What does remain is the weirs, pipes, goits and mill lodges that were constructed to provide water to the works.
Part of the pipe can be seen in this photo.
To support the pipe which runs for several hundred yards, walls have been constructed along most of the very steep far bank.
The pipe eventually appears, to start the goit.
The goit now is very over grown but still holds water, but not from the pipe and weir.
The goit was constructed to allow water to flow into The Bunk as well as continuing to the bottom end of The bunk.
Where it was piped on to supply water to three other lodges and maybe direct to the works.
The pipe disappears into the hill side.The Bunks bank is just on the left of the picture.

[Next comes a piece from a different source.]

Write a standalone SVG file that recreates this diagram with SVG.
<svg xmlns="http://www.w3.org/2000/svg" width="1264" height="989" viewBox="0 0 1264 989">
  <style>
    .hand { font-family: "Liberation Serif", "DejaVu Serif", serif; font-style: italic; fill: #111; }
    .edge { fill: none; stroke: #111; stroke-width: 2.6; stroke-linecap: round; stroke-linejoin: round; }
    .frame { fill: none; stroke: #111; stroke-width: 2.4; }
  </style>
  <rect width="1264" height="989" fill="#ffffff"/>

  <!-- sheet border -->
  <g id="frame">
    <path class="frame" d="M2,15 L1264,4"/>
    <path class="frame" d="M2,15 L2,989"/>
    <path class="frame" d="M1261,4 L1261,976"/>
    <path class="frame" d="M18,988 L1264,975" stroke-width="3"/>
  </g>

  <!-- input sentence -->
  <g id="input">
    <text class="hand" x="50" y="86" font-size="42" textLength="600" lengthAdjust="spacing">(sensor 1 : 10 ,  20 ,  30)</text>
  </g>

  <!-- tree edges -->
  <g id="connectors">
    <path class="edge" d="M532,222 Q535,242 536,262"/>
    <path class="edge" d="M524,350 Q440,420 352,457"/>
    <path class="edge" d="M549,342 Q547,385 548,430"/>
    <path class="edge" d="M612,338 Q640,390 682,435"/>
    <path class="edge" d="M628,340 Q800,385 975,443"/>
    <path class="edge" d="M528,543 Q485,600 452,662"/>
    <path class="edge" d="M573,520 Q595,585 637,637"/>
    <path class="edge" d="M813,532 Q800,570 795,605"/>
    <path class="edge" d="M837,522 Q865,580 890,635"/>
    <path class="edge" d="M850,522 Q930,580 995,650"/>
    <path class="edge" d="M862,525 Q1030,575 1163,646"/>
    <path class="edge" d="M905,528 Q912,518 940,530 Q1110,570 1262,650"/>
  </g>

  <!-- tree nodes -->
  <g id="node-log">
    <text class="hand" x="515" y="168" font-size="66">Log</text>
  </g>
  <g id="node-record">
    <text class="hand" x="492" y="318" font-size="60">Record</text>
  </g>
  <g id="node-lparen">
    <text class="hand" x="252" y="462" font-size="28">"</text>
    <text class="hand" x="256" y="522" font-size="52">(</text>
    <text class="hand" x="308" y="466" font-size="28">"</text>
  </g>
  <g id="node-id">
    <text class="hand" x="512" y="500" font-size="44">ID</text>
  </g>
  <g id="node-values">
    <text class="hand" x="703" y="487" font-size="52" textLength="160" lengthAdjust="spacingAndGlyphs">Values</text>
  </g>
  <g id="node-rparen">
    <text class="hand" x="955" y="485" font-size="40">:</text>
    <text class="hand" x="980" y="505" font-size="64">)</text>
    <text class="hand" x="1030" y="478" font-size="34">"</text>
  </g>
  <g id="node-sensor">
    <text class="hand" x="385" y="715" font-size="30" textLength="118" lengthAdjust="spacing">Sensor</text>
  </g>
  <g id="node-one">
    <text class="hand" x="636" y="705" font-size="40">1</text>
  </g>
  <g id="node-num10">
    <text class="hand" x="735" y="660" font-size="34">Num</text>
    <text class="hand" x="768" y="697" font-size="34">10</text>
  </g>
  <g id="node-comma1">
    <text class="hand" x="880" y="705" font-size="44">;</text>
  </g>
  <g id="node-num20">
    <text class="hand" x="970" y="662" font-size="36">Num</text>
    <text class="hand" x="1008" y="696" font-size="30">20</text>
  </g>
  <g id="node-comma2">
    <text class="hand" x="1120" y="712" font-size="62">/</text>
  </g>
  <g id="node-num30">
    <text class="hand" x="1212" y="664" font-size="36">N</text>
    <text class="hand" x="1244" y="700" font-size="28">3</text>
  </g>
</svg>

The bunk is a quite large deep lodge and is used by Bolton Anglers
The houses at the bottom end are part of Firwood Fold.
Although, as I said the water from the goit is piped away, I can not see how water from the lodge got to the lower lodges or the bleach works. Must be a pipe somewhere.
Leaving The Bunk to go to the other lodges one passes Firwood Fold the birth place of Samuel Crompton 1753- 1827 one of the forefathers of the Industrial Revolution.
The fold dates back to the eighteenth century, more info on google.
Two of the remaining lodges are still clear water and are used again by Bolton Angling whilst the third still has water but is full of trees and reeds.
These are known as Firwood Lodges.
Behind the fishermen is the third lodge with all the trees in it.